WHAT IS ASKED ▸
Beginning with the line that contains "Convert this chart to Chart.js code.", retype the entries below exactly, ending with the line that contains "fontFamily, size: 17.5". Leave out any pictures.

Rows from a dataset of charts and code ▸
## BEGIN

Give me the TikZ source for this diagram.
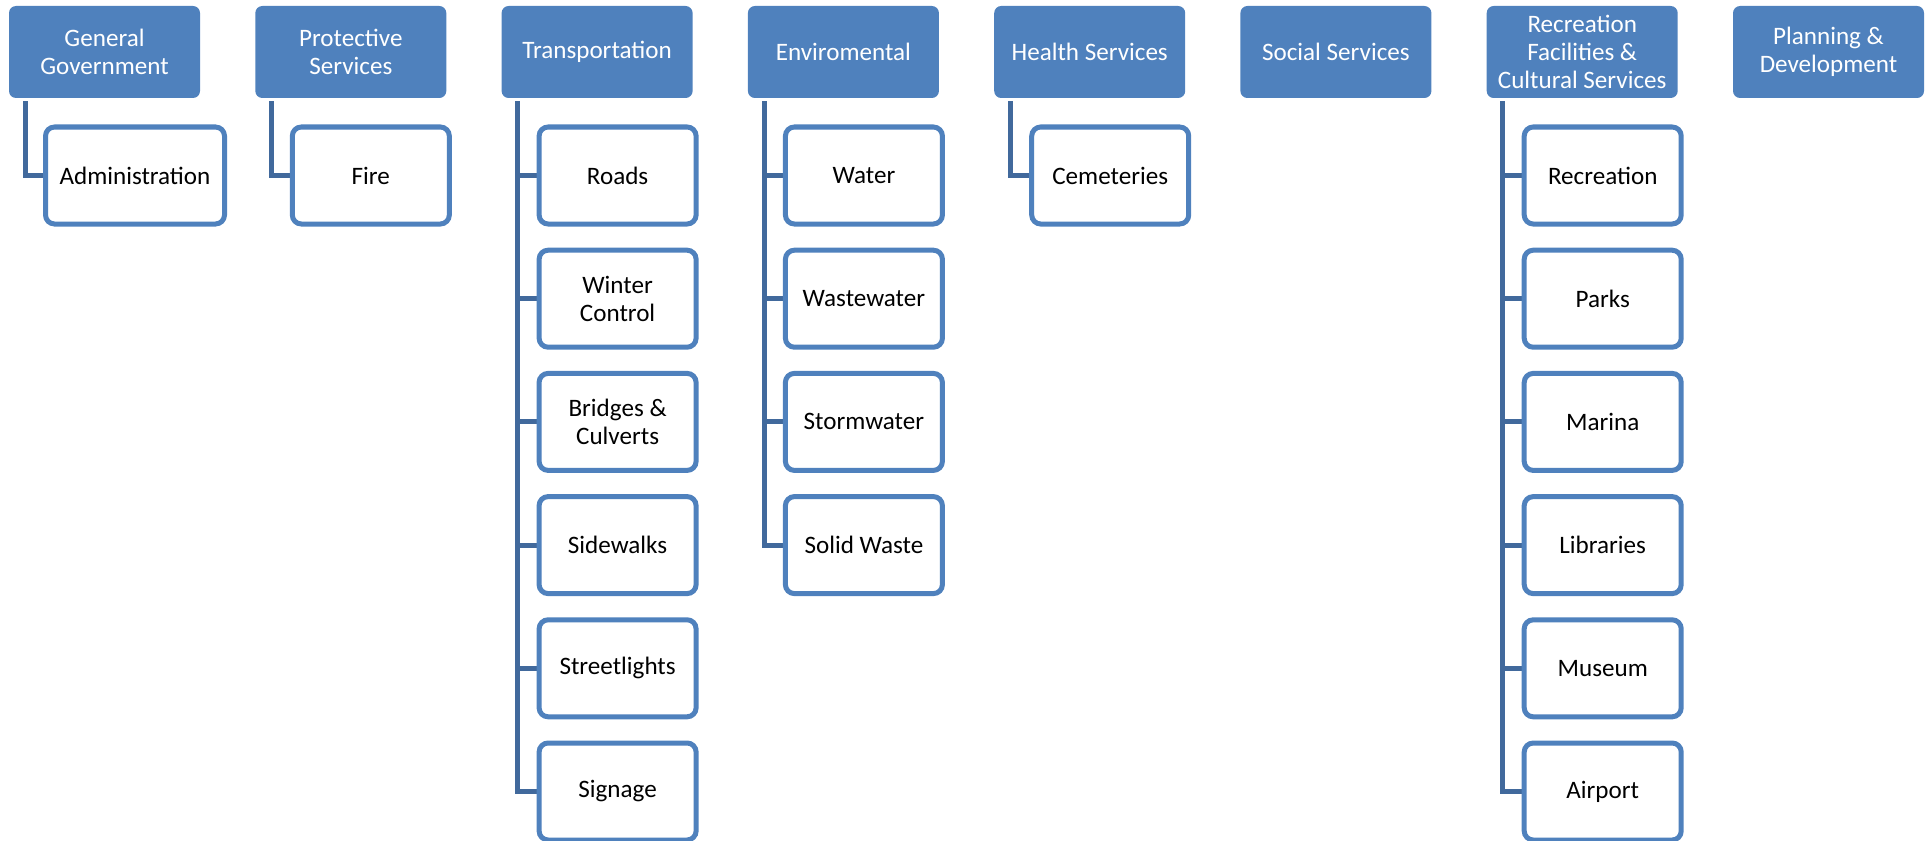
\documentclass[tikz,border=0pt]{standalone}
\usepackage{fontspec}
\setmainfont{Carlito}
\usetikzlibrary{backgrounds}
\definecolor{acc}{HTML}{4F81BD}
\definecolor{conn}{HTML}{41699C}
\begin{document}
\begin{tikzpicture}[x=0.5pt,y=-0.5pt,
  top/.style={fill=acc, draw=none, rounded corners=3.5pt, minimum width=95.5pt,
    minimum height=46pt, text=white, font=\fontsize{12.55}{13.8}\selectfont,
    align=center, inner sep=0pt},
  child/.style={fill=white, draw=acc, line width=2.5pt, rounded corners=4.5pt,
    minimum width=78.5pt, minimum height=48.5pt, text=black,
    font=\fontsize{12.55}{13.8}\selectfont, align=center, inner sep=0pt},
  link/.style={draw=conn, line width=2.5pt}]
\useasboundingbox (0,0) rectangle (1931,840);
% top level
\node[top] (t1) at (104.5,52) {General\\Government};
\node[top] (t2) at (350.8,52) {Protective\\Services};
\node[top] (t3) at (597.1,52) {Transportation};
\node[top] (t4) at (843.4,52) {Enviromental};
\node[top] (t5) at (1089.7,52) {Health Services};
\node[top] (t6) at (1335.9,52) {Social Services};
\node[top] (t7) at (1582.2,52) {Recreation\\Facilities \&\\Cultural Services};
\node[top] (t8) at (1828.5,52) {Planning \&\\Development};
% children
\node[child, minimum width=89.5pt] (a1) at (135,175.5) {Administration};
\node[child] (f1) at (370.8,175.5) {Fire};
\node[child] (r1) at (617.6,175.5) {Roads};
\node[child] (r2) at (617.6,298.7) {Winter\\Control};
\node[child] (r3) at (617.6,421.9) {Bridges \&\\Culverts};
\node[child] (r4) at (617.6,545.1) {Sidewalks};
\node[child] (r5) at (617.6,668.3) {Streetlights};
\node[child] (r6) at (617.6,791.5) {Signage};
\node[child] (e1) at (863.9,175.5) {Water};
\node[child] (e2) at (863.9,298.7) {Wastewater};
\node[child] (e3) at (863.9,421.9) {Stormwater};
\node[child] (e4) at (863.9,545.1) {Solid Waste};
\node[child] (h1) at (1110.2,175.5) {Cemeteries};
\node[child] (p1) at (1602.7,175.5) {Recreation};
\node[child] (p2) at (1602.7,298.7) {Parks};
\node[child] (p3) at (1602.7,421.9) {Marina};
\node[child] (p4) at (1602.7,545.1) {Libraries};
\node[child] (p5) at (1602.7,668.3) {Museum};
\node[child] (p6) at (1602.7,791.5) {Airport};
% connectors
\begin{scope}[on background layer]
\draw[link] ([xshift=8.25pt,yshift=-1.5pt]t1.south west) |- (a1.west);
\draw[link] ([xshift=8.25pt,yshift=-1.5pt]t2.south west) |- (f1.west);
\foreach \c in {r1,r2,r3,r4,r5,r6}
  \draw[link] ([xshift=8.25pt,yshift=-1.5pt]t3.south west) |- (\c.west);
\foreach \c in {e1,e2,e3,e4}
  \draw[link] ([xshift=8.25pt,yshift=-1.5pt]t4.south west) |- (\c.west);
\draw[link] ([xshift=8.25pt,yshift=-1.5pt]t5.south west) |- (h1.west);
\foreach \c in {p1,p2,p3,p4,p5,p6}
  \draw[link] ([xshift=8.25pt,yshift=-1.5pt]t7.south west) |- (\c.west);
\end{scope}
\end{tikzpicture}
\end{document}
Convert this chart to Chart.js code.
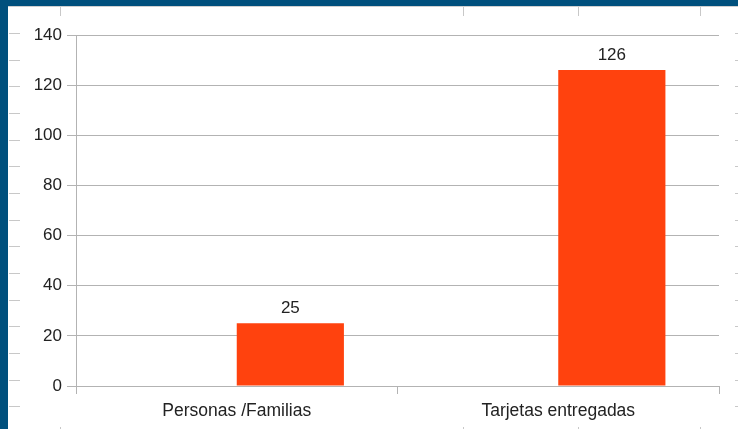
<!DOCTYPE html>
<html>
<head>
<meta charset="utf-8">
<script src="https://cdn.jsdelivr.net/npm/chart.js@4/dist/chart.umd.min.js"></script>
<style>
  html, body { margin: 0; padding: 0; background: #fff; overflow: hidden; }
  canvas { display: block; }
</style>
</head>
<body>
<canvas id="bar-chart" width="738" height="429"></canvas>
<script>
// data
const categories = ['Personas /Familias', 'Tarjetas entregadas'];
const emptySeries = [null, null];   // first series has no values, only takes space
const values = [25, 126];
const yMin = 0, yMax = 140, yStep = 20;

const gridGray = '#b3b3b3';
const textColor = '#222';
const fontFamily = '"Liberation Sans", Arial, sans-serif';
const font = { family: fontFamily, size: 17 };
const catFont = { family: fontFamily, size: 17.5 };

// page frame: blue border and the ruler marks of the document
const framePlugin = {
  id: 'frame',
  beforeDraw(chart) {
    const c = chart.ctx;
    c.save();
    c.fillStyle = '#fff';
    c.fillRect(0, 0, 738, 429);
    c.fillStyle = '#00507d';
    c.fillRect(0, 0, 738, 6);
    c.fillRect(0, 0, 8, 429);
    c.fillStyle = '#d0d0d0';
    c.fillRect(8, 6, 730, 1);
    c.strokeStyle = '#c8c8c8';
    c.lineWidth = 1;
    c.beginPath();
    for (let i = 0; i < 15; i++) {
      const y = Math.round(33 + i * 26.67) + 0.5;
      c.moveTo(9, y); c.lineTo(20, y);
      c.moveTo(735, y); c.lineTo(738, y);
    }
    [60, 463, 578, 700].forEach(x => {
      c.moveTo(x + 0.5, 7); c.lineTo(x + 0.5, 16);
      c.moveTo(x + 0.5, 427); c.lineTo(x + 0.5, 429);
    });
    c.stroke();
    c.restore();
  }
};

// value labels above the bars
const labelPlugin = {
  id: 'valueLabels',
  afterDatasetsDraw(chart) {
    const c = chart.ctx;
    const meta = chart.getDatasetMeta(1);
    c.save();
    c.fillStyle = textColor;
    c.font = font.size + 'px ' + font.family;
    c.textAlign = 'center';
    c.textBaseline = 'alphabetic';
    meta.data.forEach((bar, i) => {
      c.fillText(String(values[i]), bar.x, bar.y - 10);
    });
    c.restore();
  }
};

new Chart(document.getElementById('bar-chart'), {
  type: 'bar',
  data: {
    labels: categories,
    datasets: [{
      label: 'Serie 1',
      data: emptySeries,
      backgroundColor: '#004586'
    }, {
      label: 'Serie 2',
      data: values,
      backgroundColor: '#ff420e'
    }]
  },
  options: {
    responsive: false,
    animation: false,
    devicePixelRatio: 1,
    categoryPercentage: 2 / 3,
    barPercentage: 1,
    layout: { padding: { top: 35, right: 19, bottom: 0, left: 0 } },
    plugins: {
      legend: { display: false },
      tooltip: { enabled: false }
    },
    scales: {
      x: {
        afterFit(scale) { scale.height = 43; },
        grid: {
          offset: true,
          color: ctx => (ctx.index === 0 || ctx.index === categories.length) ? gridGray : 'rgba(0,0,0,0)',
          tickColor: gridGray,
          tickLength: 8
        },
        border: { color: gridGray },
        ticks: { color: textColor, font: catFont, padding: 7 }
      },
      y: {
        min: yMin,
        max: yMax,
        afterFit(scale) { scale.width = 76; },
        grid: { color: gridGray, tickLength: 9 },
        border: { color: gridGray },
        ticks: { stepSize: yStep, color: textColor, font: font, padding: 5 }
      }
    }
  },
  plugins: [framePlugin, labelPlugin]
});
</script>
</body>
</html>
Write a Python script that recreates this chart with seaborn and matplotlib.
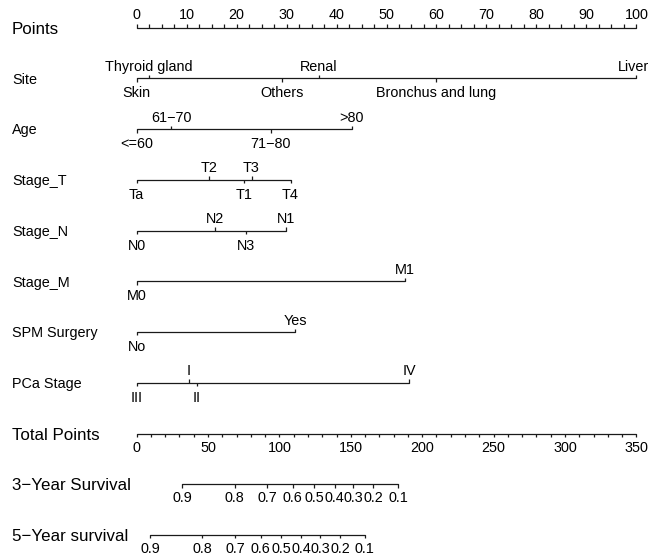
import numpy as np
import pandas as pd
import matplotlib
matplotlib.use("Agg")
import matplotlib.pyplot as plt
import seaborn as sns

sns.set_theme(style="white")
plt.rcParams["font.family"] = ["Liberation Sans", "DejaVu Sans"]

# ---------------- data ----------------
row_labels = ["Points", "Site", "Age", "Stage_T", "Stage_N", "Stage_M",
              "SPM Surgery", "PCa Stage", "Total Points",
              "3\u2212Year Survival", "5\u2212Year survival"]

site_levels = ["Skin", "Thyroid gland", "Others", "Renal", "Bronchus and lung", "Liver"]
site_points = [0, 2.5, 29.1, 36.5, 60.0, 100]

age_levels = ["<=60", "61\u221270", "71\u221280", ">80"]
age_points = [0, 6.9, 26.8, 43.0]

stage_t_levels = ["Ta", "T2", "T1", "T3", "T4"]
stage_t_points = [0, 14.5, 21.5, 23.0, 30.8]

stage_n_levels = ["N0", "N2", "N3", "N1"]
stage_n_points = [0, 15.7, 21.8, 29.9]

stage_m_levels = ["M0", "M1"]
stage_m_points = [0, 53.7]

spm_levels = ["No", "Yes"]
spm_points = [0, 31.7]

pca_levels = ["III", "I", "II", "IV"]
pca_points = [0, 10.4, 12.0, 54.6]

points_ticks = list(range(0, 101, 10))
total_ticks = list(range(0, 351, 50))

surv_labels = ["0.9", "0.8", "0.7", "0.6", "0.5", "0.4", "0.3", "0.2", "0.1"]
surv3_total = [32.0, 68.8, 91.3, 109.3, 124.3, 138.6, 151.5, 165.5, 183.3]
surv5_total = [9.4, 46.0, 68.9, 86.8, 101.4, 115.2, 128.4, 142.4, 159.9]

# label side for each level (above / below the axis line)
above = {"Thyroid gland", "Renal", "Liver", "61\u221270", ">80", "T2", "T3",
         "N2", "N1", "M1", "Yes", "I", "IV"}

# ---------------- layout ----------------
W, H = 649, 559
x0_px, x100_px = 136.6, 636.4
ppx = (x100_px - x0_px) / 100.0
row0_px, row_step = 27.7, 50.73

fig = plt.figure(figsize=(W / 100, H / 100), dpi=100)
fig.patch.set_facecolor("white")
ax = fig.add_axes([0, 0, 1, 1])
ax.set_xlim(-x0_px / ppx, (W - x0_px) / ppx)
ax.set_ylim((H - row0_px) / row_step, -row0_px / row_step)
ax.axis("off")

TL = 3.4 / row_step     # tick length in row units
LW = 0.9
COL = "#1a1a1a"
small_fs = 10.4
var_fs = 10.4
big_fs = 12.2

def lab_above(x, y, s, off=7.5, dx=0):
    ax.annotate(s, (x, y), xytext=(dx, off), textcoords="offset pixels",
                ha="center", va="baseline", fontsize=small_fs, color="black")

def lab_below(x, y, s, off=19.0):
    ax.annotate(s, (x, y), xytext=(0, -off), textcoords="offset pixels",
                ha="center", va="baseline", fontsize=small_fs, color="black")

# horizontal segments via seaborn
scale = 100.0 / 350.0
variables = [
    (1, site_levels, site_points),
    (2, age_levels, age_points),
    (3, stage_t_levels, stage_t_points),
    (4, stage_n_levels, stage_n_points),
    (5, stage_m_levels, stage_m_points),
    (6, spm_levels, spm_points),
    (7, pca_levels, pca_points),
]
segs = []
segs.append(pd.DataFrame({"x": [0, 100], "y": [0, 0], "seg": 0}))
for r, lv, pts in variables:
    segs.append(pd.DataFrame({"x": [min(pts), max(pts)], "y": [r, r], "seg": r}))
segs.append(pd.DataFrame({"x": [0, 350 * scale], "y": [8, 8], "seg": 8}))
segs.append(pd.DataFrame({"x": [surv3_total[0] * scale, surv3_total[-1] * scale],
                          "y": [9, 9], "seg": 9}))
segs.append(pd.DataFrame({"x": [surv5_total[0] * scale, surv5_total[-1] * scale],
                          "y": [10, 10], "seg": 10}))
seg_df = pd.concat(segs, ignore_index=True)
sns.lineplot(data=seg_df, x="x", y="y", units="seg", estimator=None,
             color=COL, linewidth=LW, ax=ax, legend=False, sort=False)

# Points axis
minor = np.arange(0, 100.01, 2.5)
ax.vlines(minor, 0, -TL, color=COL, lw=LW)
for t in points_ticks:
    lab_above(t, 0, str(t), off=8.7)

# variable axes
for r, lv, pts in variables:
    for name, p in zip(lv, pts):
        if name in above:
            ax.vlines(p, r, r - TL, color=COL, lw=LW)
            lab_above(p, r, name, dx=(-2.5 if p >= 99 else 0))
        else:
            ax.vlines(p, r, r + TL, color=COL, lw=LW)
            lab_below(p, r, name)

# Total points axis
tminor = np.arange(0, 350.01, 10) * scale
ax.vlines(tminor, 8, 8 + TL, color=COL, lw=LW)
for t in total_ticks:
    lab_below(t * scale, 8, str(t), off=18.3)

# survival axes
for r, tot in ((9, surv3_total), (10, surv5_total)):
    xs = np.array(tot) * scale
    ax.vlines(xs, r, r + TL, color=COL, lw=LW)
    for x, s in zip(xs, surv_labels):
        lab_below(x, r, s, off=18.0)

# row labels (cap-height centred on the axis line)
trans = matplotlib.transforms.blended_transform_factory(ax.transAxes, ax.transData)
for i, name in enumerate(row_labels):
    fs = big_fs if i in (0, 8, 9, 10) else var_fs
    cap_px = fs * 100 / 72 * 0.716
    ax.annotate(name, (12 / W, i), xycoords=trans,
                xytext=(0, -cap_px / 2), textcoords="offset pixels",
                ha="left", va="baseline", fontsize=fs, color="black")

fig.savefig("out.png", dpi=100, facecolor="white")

## END

RESPONSE TO THIS EXERCISE ▸
Convert this chart to Chart.js code.
<!DOCTYPE html>
<html>
<head>
<meta charset="utf-8">
<script src="https://cdn.jsdelivr.net/npm/chart.js@4/dist/chart.umd.min.js"></script>
<style>
  html, body { margin: 0; padding: 0; background: #fff; overflow: hidden; }
  canvas { display: block; }
</style>
</head>
<body>
<canvas id="bar-chart" width="738" height="429"></canvas>
<script>
// data
const categories = ['Personas /Familias', 'Tarjetas entregadas'];
const emptySeries = [null, null];   // first series has no values, only takes space
const values = [25, 126];
const yMin = 0, yMax = 140, yStep = 20;

const gridGray = '#b3b3b3';
const textColor = '#222';
const fontFamily = '"Liberation Sans", Arial, sans-serif';
const font = { family: fontFamily, size: 17 };
const catFont = { family: fontFamily, size: 17.5 };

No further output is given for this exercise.